3.1. Les hypothèques sont terrestres (foncières) maritimes ou aériennes
Les hypothèques foncières ont cette particularité qu’elles ne peuvent porter que sur des biens immeubles immatriculés ou en cours d’immatriculation. Le régime foncier au Maroc comporte des propriétés immobilières qui ne sont pas encore immatriculées et que l’on nomme « melk ». Ces dernières peuvent être prises non pas en hypothèque mais en nantissement immobilier. Les textes, règles et conditions requises pour la prise de ces garanties, voire leurs réalisations, sont différentes.
Les hypothèques aériennes et maritimes, quant à elles, sont régies par le même texte de base, en l’occurrence le Dahir du 31 mars 1919 formant code de commerce maritime[5], tel que rectifié.
3.2. Les nantissements mobiliers peuvent être distingués selon qu’il s’agisse de nantissement avec ou sans dépossession. Les nantissements avec dépossession qui portent le nom de gage sont : les nantissements de titres, d’espèces, d’effets de commerce, de bons de caisses, de dépôt à terme, de bons du trésor, de police d’assurance, de marchandises, de marché public, et de véhicule roulant.
Les nantissements sans dépossession sont le nantissement de certains produits et matières, de fonds de commerce, d’outillage et matériel d’équipement, de produits agricoles,…
3.3. Les sûretés personnelles, quant à elles, sont les cautions personnelles, qui à l’occasion peuvent être avec affectation d’hypothèque(s) ou de nantissement(s), des cautions bancaires et des fonds de garanties divers mis en place par l’Etat afin de soutenir ou promouvoir des actions ou un secteur particulier. Parmi les cautions bancaires on retrouve toute la panoplie des cautions administratives, douanières ou diverses.
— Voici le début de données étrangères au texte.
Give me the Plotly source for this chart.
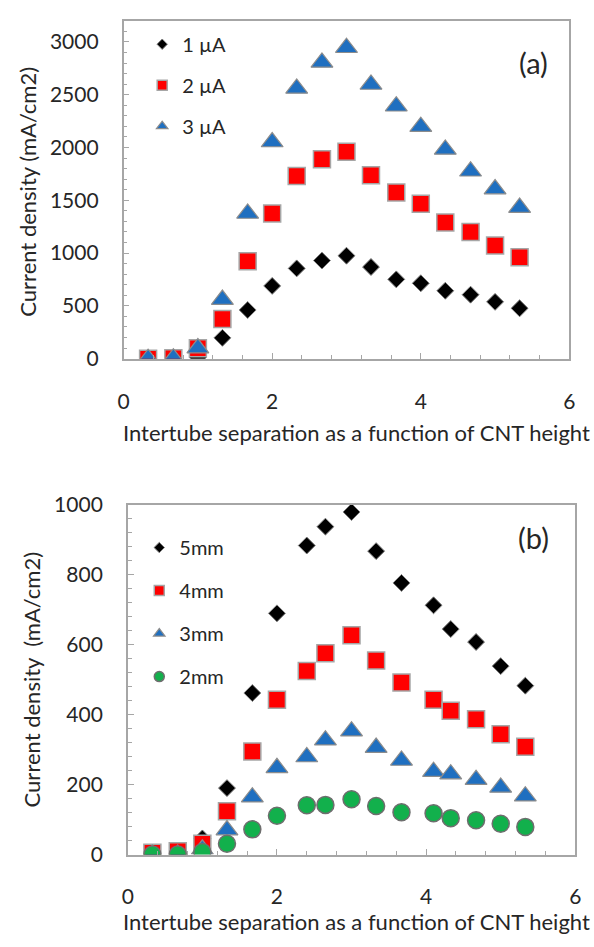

4. La possibilité de prendre des garanties à l’étranger
Est-il possible à l’occasion de la demande d’un crédit, auprès d’une banque marocaine, d’offrir des garanties situées à l’étranger, comme par exemple une hypothèque immobilière ? A priori, rien ne s’y oppose pour autant que les conditions requises pour la validité juridique prévues par le droit du pays où le bien se situe soient respectées. Notons, également que d’autres types de sûretés peuvent être envisagées.
[1] Il convient de noter que diverses banques françaises contrôlent des banques marocaines, via les prises de participations.
[2] Sur la responsabilité du banquier, voir Mimoun CHARQI. Droit bancaire marocain. Collection banque & entreprise. Rabat, 2004, pages 99-143.
[3] Pour avoir une idée de ce que peuvent être ces produits et services, il suffit de se connecter sur les sites des banques marocaines sur Internet.
[4] Pour plus d’information sur les garanties au Maroc, voir Mimoun CHARQI. Droit des sûretés du crédit. Collection banque & entreprise. Rabat, 2001, 232 pages.
[5] En sus de ce texte, il faut rajouter pour les hypothèques aériennes le décret N° 2 – 61 161, du 10 juillet 1962.